- [DIRECTIONS]:
Strip the pictures and reproduce the rest of the listing exactly.

- [DATA SEGMENT]:
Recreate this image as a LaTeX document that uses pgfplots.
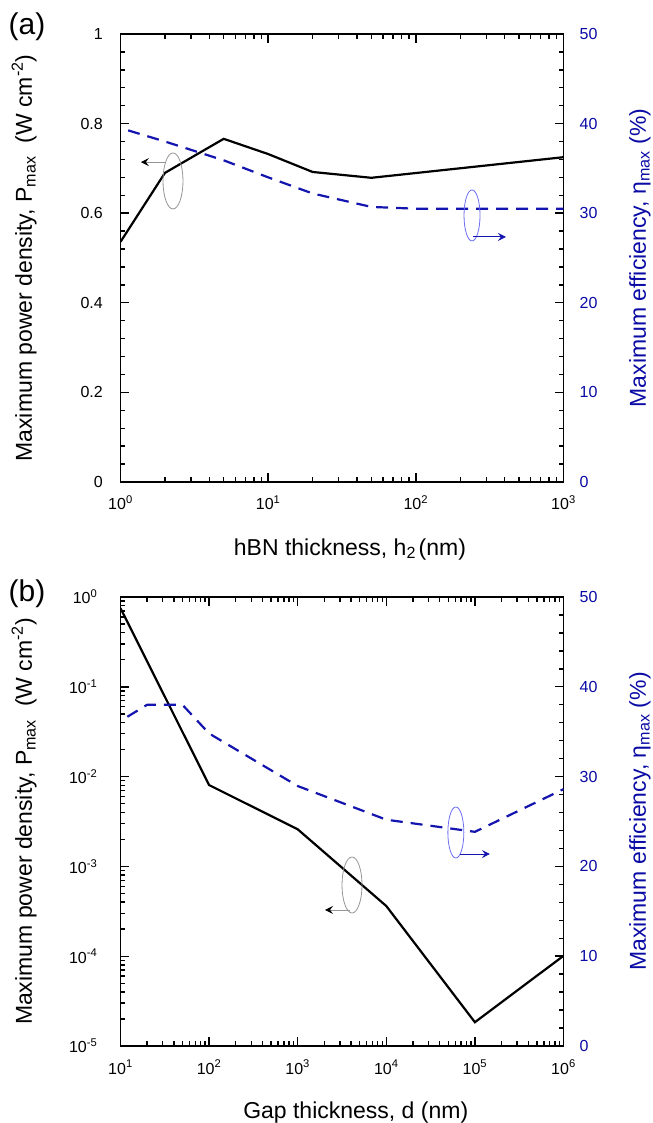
\documentclass[border=0pt]{standalone}
\usepackage{fontspec}
\setmainfont{Liberation Sans}
\usepackage{pgfplots}
\pgfplotsset{compat=1.18}
\usetikzlibrary{arrows.meta}
\definecolor{effblue}{RGB}{10,10,165}
\definecolor{dashblue}{RGB}{20,20,175}
\definecolor{ellblue}{RGB}{110,110,245}
\definecolor{ellgray}{RGB}{150,150,150}

\pgfplotsset{
  common/.style={
    scale only axis, width=443bp,
    tick align=inside, major tick length=9bp, minor tick length=5bp,
    axis line style={line width=1.6bp},
    tick style={black, line width=1.4bp},
    tick label style={font=\fontsize{16bp}{19bp}\selectfont},
    label style={font=\fontsize{23bp}{27bp}\selectfont},
  },
  pline/.style={black, line width=2.2bp, line join=miter},
  eline/.style={dashblue, line width=2.2bp, dash pattern=on 12bp off 8bp, dash phase=12bp},
}

\begin{document}
\begin{tikzpicture}
\useasboundingbox (0,0) rectangle (653bp,1123bp);

% ---------------- (a) ----------------
\begin{axis}[common,
  at={(120.5bp,641bp)}, anchor=south west, height=448bp,
  xmode=log, xmin=1, xmax=1000,
  xtick={1,10,100,1000},
  xticklabels={10\textsuperscript{0},10\textsuperscript{1},10\textsuperscript{2},10\textsuperscript{3}},
  minor xtick={2,3,4,5,6,7,8,9,20,30,40,50,60,70,80,90,200,300,400,500,600,700,800,900},
  xticklabel style={anchor=base, inner sep=0pt, yshift=-28bp},
  ymin=0, ymax=1,
  ytick={0,0.2,0.4,0.6,0.8,1},
  yticklabels={0,0.2,0.4,0.6,0.8,1},
  minor y tick num=4,
  ytick pos=left,
  yticklabel style={anchor=east, inner sep=0pt, xshift=-17.5bp},
  xlabel={hBN thickness, h\textsubscript{2}\hspace{0.12em}(nm)},
  xlabel style={at={(axis description cs:0.518,-0.163)}, anchor=base},
  ylabel={Maximum power density, P\textsubscript{max}~ (W cm\textsuperscript{-2})},
  ylabel style={at={(axis description cs:-0.1998,0.5)}, anchor=base},
]
\addplot[pline] coordinates {
  (1,0.536) (2,0.690) (5,0.766) (10,0.732) (20,0.692) (50,0.679) (1000,0.725)
};
\draw[ellgray, line width=0.8bp] (rel axis cs:0.1185,0.672) ellipse [x radius=10bp, y radius=28bp];
\draw[ellgray, line width=0.9bp, -{Stealth[color=black, length=8bp, width=8bp, inset=3bp]}]
  (rel axis cs:0.100,0.714) -- (rel axis cs:0.046,0.714);
\end{axis}

\begin{axis}[common,
  at={(120.5bp,641bp)}, anchor=south west, height=448bp,
  xmode=log, xmin=1, xmax=1000,
  axis x line=none, axis y line*=right, y axis line style={-},
  ymin=0, ymax=50,
  ytick={0,10,20,30,40,50},
  yticklabels={0,10,20,30,40,50},
  minor y tick num=4,
  ytick pos=right, yticklabel pos=right,
  yticklabel style={anchor=west, inner sep=0pt, xshift=16bp, text=effblue},
  ylabel={Maximum efficiency, η\textsubscript{max} (\%)},
  ylabel style={at={(axis description cs:1.1862,0.5)}, anchor=base, text=effblue},
]
\addplot[eline] coordinates {
  (1,39.5) (2,38.0) (5,35.9) (10,34.0) (20,32.2) (50,30.7) (100,30.5) (1000,30.5)
};
\draw[ellblue, line width=0.8bp] (rel axis cs:0.7935,0.595) ellipse [x radius=8bp, y radius=25.5bp];
\draw[dashblue, line width=0.9bp, -{Stealth[length=8bp, width=8bp, inset=3bp]}]
  (rel axis cs:0.7957,0.547) -- (rel axis cs:0.870,0.547);
\end{axis}

% ---------------- (b) ----------------
\begin{axis}[common,
  at={(120.5bp,77bp)}, anchor=south west, height=449bp,
  xmode=log, xmin=10, xmax=1e6,
  xtick={10,100,1000,10000,100000,1000000},
  xticklabels={10\textsuperscript{1},10\textsuperscript{2},10\textsuperscript{3},10\textsuperscript{4},10\textsuperscript{5},10\textsuperscript{6}},
  minor xtick={20,30,40,50,60,70,80,90,200,300,400,500,600,700,800,900,2000,3000,4000,5000,6000,7000,8000,9000,20000,30000,40000,50000,60000,70000,80000,90000,200000,300000,400000,500000,600000,700000,800000,900000},
  xticklabel style={anchor=base, inner sep=0pt, yshift=-28bp},
  ymode=log, ymin=1e-5, ymax=1,
  ytick={1e-5,1e-4,1e-3,1e-2,1e-1,1},
  yticklabels={10\textsuperscript{-5},10\textsuperscript{-4},10\textsuperscript{-3},10\textsuperscript{-2},10\textsuperscript{-1},10\textsuperscript{0}},
  minor ytick={2e-5,3e-5,4e-5,5e-5,6e-5,7e-5,8e-5,9e-5,2e-4,3e-4,4e-4,5e-4,6e-4,7e-4,8e-4,9e-4,2e-3,3e-3,4e-3,5e-3,6e-3,7e-3,8e-3,9e-3,0.02,0.03,0.04,0.05,0.06,0.07,0.08,0.09,0.2,0.3,0.4,0.5,0.6,0.7,0.8,0.9},
  ytick pos=left,
  yticklabel style={anchor=east, inner sep=0pt, xshift=-23bp},
  xlabel={Gap thickness, d (nm)},
  xlabel style={at={(axis description cs:0.531,-0.1604)}, anchor=base},
  ylabel={Maximum power density, P\textsubscript{max}~ (W cm\textsuperscript{-2})},
  ylabel style={at={(axis description cs:-0.1998,0.5)}, anchor=base},
]
\addplot[pline] coordinates {
  (10,0.75) (100,0.00805) (1000,0.00259) (10000,3.62e-4) (100000,1.84e-5) (1000000,1.01e-4)
};
\draw[ellgray, line width=0.8bp] (rel axis cs:0.5226,0.3586) ellipse [x radius=10bp, y radius=28bp];
\draw[ellgray, line width=0.9bp, -{Stealth[color=black, length=8bp, width=8bp, inset=3bp]}]
  (rel axis cs:0.518,0.303) -- (rel axis cs:0.4616,0.303);
\end{axis}

\begin{axis}[common,
  at={(120.5bp,77bp)}, anchor=south west, height=449bp,
  xmode=log, xmin=10, xmax=1e6,
  axis x line=none, axis y line*=right, y axis line style={-},
  ymin=0, ymax=50,
  ytick={0,10,20,30,40,50},
  yticklabels={0,10,20,30,40,50},
  minor y tick num=4,
  ytick pos=right, yticklabel pos=right,
  yticklabel style={anchor=west, inner sep=0pt, xshift=16bp, text=effblue},
  ylabel={Maximum efficiency, η\textsubscript{max} (\%)},
  ylabel style={at={(axis description cs:1.1862,0.5)}, anchor=base, text=effblue},
]
\addplot[eline] coordinates {
  (10,36.2) (20,38.0) (50,38.0) (100,34.8) (1000,28.95) (10000,25.2) (100000,23.85) (1000000,28.6)
};
\draw[ellblue, line width=0.8bp] (rel axis cs:0.757,0.4755) ellipse [x radius=8bp, y radius=25.5bp];
\draw[dashblue, line width=0.9bp, -{Stealth[length=8bp, width=8bp, inset=3bp]}]
  (rel axis cs:0.766,0.4276) -- (rel axis cs:0.834,0.4276);
\end{axis}

\node[anchor=base, font=\fontsize{30bp}{34bp}\selectfont] at (27bp,1088bp) {(a)};
\node[anchor=base, font=\fontsize{30bp}{34bp}\selectfont] at (27bp,521bp) {(b)};
\end{tikzpicture}
\end{document}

- [ANSWER TO THE TASK]:
Recreate this image as a LaTeX document that uses pgfplots.
\documentclass[border=0pt]{standalone}
\usepackage{fontspec}
\setmainfont{Liberation Sans}
\usepackage{pgfplots}
\pgfplotsset{compat=1.18}
\usetikzlibrary{arrows.meta}
\definecolor{effblue}{RGB}{10,10,165}
\definecolor{dashblue}{RGB}{20,20,175}
\definecolor{ellblue}{RGB}{110,110,245}
\definecolor{ellgray}{RGB}{150,150,150}

\pgfplotsset{
  common/.style={
    scale only axis, width=443bp,
    tick align=inside, major tick length=9bp, minor tick length=5bp,
    axis line style={line width=1.6bp},
    tick style={black, line width=1.4bp},
    tick label style={font=\fontsize{16bp}{19bp}\selectfont},
    label style={font=\fontsize{23bp}{27bp}\selectfont},
  },
  pline/.style={black, line width=2.2bp, line join=miter},
  eline/.style={dashblue, line width=2.2bp, dash pattern=on 12bp off 8bp, dash phase=12bp},
}

\begin{document}
\begin{tikzpicture}
\useasboundingbox (0,0) rectangle (653bp,1123bp);

% ---------------- (a) ----------------
\begin{axis}[common,
  at={(120.5bp,641bp)}, anchor=south west, height=448bp,
  xmode=log, xmin=1, xmax=1000,
  xtick={1,10,100,1000},
  xticklabels={10\textsuperscript{0},10\textsuperscript{1},10\textsuperscript{2},10\textsuperscript{3}},
  minor xtick={2,3,4,5,6,7,8,9,20,30,40,50,60,70,80,90,200,300,400,500,600,700,800,900},
  xticklabel style={anchor=base, inner sep=0pt, yshift=-28bp},
  ymin=0, ymax=1,
  ytick={0,0.2,0.4,0.6,0.8,1},
  yticklabels={0,0.2,0.4,0.6,0.8,1},
  minor y tick num=4,
  ytick pos=left,
  yticklabel style={anchor=east, inner sep=0pt, xshift=-17.5bp},
  xlabel={hBN thickness, h\textsubscript{2}\hspace{0.12em}(nm)},
  xlabel style={at={(axis description cs:0.518,-0.163)}, anchor=base},
  ylabel={Maximum power density, P\textsubscript{max}~ (W cm\textsuperscript{-2})},
  ylabel style={at={(axis description cs:-0.1998,0.5)}, anchor=base},
]
\addplot[pline] coordinates {
  (1,0.536) (2,0.690) (5,0.766) (10,0.732) (20,0.692) (50,0.679) (1000,0.725)
};
\draw[ellgray, line width=0.8bp] (rel axis cs:0.1185,0.672) ellipse [x radius=10bp, y radius=28bp];
\draw[ellgray, line width=0.9bp, -{Stealth[color=black, length=8bp, width=8bp, inset=3bp]}]
  (rel axis cs:0.100,0.714) -- (rel axis cs:0.046,0.714);
\end{axis}

\begin{axis}[common,
  at={(120.5bp,641bp)}, anchor=south west, height=448bp,
  xmode=log, xmin=1, xmax=1000,
  axis x line=none, axis y line*=right, y axis line style={-},
  ymin=0, ymax=50,
  ytick={0,10,20,30,40,50},
  yticklabels={0,10,20,30,40,50},
  minor y tick num=4,
  ytick pos=right, yticklabel pos=right,
  yticklabel style={anchor=west, inner sep=0pt, xshift=16bp, text=effblue},
  ylabel={Maximum efficiency, η\textsubscript{max} (\%)},
  ylabel style={at={(axis description cs:1.1862,0.5)}, anchor=base, text=effblue},
]
\addplot[eline] coordinates {
  (1,39.5) (2,38.0) (5,35.9) (10,34.0) (20,32.2) (50,30.7) (100,30.5) (1000,30.5)
};
\draw[ellblue, line width=0.8bp] (rel axis cs:0.7935,0.595) ellipse [x radius=8bp, y radius=25.5bp];
\draw[dashblue, line width=0.9bp, -{Stealth[length=8bp, width=8bp, inset=3bp]}]
  (rel axis cs:0.7957,0.547) -- (rel axis cs:0.870,0.547);
\end{axis}

% ---------------- (b) ----------------
\begin{axis}[common,
  at={(120.5bp,77bp)}, anchor=south west, height=449bp,
  xmode=log, xmin=10, xmax=1e6,
  xtick={10,100,1000,10000,100000,1000000},
  xticklabels={10\textsuperscript{1},10\textsuperscript{2},10\textsuperscript{3},10\textsuperscript{4},10\textsuperscript{5},10\textsuperscript{6}},
  minor xtick={20,30,40,50,60,70,80,90,200,300,400,500,600,700,800,900,2000,3000,4000,5000,6000,7000,8000,9000,20000,30000,40000,50000,60000,70000,80000,90000,200000,300000,400000,500000,600000,700000,800000,900000},
  xticklabel style={anchor=base, inner sep=0pt, yshift=-28bp},
  ymode=log, ymin=1e-5, ymax=1,
  ytick={1e-5,1e-4,1e-3,1e-2,1e-1,1},
  yticklabels={10\textsuperscript{-5},10\textsuperscript{-4},10\textsuperscript{-3},10\textsuperscript{-2},10\textsuperscript{-1},10\textsuperscript{0}},
  minor ytick={2e-5,3e-5,4e-5,5e-5,6e-5,7e-5,8e-5,9e-5,2e-4,3e-4,4e-4,5e-4,6e-4,7e-4,8e-4,9e-4,2e-3,3e-3,4e-3,5e-3,6e-3,7e-3,8e-3,9e-3,0.02,0.03,0.04,0.05,0.06,0.07,0.08,0.09,0.2,0.3,0.4,0.5,0.6,0.7,0.8,0.9},
  ytick pos=left,
  yticklabel style={anchor=east, inner sep=0pt, xshift=-23bp},
  xlabel={Gap thickness, d (nm)},
  xlabel style={at={(axis description cs:0.531,-0.1604)}, anchor=base},
  ylabel={Maximum power density, P\textsubscript{max}~ (W cm\textsuperscript{-2})},
  ylabel style={at={(axis description cs:-0.1998,0.5)}, anchor=base},
]
\addplot[pline] coordinates {
  (10,0.75) (100,0.00805) (1000,0.00259) (10000,3.62e-4) (100000,1.84e-5) (1000000,1.01e-4)
};
\draw[ellgray, line width=0.8bp] (rel axis cs:0.5226,0.3586) ellipse [x radius=10bp, y radius=28bp];
\draw[ellgray, line width=0.9bp, -{Stealth[color=black, length=8bp, width=8bp, inset=3bp]}]
  (rel axis cs:0.518,0.303) -- (rel axis cs:0.4616,0.303);
\end{axis}

\begin{axis}[common,
  at={(120.5bp,77bp)}, anchor=south west, height=449bp,
  xmode=log, xmin=10, xmax=1e6,
  axis x line=none, axis y line*=right, y axis line style={-},
  ymin=0, ymax=50,
  ytick={0,10,20,30,40,50},
  yticklabels={0,10,20,30,40,50},
  minor y tick num=4,
  ytick pos=right, yticklabel pos=right,
  yticklabel style={anchor=west, inner sep=0pt, xshift=16bp, text=effblue},
  ylabel={Maximum efficiency, η\textsubscript{max} (\%)},
  ylabel style={at={(axis description cs:1.1862,0.5)}, anchor=base, text=effblue},
]
\addplot[eline] coordinates {
  (10,36.2) (20,38.0) (50,38.0) (100,34.8) (1000,28.95) (10000,25.2) (100000,23.85) (1000000,28.6)
};
\draw[ellblue, line width=0.8bp] (rel axis cs:0.757,0.4755) ellipse [x radius=8bp, y radius=25.5bp];
\draw[dashblue, line width=0.9bp, -{Stealth[length=8bp, width=8bp, inset=3bp]}]
  (rel axis cs:0.766,0.4276) -- (rel axis cs:0.834,0.4276);
\end{axis}

\node[anchor=base, font=\fontsize{30bp}{34bp}\selectfont] at (27bp,1088bp) {(a)};
\node[anchor=base, font=\fontsize{30bp}{34bp}\selectfont] at (27bp,521bp) {(b)};
\end{tikzpicture}
\end{document}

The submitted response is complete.